TO BE DONE
Beneath this task is a listing; retype all of it exactly.
-- START --
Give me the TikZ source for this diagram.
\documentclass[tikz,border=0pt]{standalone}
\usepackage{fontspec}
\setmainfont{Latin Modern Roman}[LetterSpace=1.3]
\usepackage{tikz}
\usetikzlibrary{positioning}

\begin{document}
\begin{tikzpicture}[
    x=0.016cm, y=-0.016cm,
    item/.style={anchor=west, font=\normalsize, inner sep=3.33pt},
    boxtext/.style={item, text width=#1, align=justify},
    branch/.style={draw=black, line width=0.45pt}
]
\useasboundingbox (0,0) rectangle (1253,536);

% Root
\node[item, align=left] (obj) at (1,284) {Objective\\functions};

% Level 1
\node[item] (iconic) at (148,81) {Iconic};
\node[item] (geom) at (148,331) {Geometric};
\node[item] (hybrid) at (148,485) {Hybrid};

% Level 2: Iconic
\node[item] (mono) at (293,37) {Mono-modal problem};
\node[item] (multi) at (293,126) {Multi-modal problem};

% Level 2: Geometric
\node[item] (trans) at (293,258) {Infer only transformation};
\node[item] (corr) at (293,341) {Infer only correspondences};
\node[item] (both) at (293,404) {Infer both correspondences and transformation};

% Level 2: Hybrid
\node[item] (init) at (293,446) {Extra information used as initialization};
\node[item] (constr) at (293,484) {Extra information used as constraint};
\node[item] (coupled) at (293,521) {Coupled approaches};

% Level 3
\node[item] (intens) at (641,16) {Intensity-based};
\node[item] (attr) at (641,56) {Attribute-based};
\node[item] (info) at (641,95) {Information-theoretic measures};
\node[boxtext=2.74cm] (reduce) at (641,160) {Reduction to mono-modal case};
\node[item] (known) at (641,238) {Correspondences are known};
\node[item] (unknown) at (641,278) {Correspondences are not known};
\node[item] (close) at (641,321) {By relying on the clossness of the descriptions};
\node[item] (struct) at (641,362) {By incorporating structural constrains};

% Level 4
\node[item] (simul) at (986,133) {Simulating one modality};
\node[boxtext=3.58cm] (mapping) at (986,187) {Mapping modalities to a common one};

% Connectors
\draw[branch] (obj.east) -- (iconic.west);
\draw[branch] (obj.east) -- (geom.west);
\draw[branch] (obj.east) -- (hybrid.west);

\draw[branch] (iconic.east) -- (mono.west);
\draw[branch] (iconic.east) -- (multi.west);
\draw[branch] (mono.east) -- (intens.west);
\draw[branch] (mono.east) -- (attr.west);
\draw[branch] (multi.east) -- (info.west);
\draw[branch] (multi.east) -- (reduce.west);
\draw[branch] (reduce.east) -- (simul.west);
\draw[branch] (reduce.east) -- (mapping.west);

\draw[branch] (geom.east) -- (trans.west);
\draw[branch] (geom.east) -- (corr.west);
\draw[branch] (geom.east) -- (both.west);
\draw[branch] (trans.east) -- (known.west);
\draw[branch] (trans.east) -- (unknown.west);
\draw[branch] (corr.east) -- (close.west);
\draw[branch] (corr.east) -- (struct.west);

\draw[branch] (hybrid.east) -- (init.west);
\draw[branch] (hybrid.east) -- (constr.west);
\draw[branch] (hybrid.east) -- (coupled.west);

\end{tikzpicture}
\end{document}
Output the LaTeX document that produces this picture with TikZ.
-- END --
TASK OUTPUT
Give me the TikZ source for this diagram.
\documentclass[tikz,border=0pt]{standalone}
\usepackage{fontspec}
\setmainfont{Latin Modern Roman}[LetterSpace=1.3]
\usepackage{tikz}
\usetikzlibrary{positioning}

\begin{document}
\begin{tikzpicture}[
    x=0.016cm, y=-0.016cm,
    item/.style={anchor=west, font=\normalsize, inner sep=3.33pt},
    boxtext/.style={item, text width=#1, align=justify},
    branch/.style={draw=black, line width=0.45pt}
]
\useasboundingbox (0,0) rectangle (1253,536);

% Root
\node[item, align=left] (obj) at (1,284) {Objective\\functions};

% Level 1
\node[item] (iconic) at (148,81) {Iconic};
\node[item] (geom) at (148,331) {Geometric};
\node[item] (hybrid) at (148,485) {Hybrid};

% Level 2: Iconic
\node[item] (mono) at (293,37) {Mono-modal problem};
\node[item] (multi) at (293,126) {Multi-modal problem};

% Level 2: Geometric
\node[item] (trans) at (293,258) {Infer only transformation};
\node[item] (corr) at (293,341) {Infer only correspondences};
\node[item] (both) at (293,404) {Infer both correspondences and transformation};

% Level 2: Hybrid
\node[item] (init) at (293,446) {Extra information used as initialization};
\node[item] (constr) at (293,484) {Extra information used as constraint};
\node[item] (coupled) at (293,521) {Coupled approaches};

% Level 3
\node[item] (intens) at (641,16) {Intensity-based};
\node[item] (attr) at (641,56) {Attribute-based};
\node[item] (info) at (641,95) {Information-theoretic measures};
\node[boxtext=2.74cm] (reduce) at (641,160) {Reduction to mono-modal case};
\node[item] (known) at (641,238) {Correspondences are known};
\node[item] (unknown) at (641,278) {Correspondences are not known};
\node[item] (close) at (641,321) {By relying on the clossness of the descriptions};
\node[item] (struct) at (641,362) {By incorporating structural constrains};

% Level 4
\node[item] (simul) at (986,133) {Simulating one modality};
\node[boxtext=3.58cm] (mapping) at (986,187) {Mapping modalities to a common one};

% Connectors
\draw[branch] (obj.east) -- (iconic.west);
\draw[branch] (obj.east) -- (geom.west);
\draw[branch] (obj.east) -- (hybrid.west);

\draw[branch] (iconic.east) -- (mono.west);
\draw[branch] (iconic.east) -- (multi.west);
\draw[branch] (mono.east) -- (intens.west);
\draw[branch] (mono.east) -- (attr.west);
\draw[branch] (multi.east) -- (info.west);
\draw[branch] (multi.east) -- (reduce.west);
\draw[branch] (reduce.east) -- (simul.west);
\draw[branch] (reduce.east) -- (mapping.west);

\draw[branch] (geom.east) -- (trans.west);
\draw[branch] (geom.east) -- (corr.west);
\draw[branch] (geom.east) -- (both.west);
\draw[branch] (trans.east) -- (known.west);
\draw[branch] (trans.east) -- (unknown.west);
\draw[branch] (corr.east) -- (close.west);
\draw[branch] (corr.east) -- (struct.west);

\draw[branch] (hybrid.east) -- (init.west);
\draw[branch] (hybrid.east) -- (constr.west);
\draw[branch] (hybrid.east) -- (coupled.west);

\end{tikzpicture}
\end{document}
Output the LaTeX document that produces this picture with TikZ.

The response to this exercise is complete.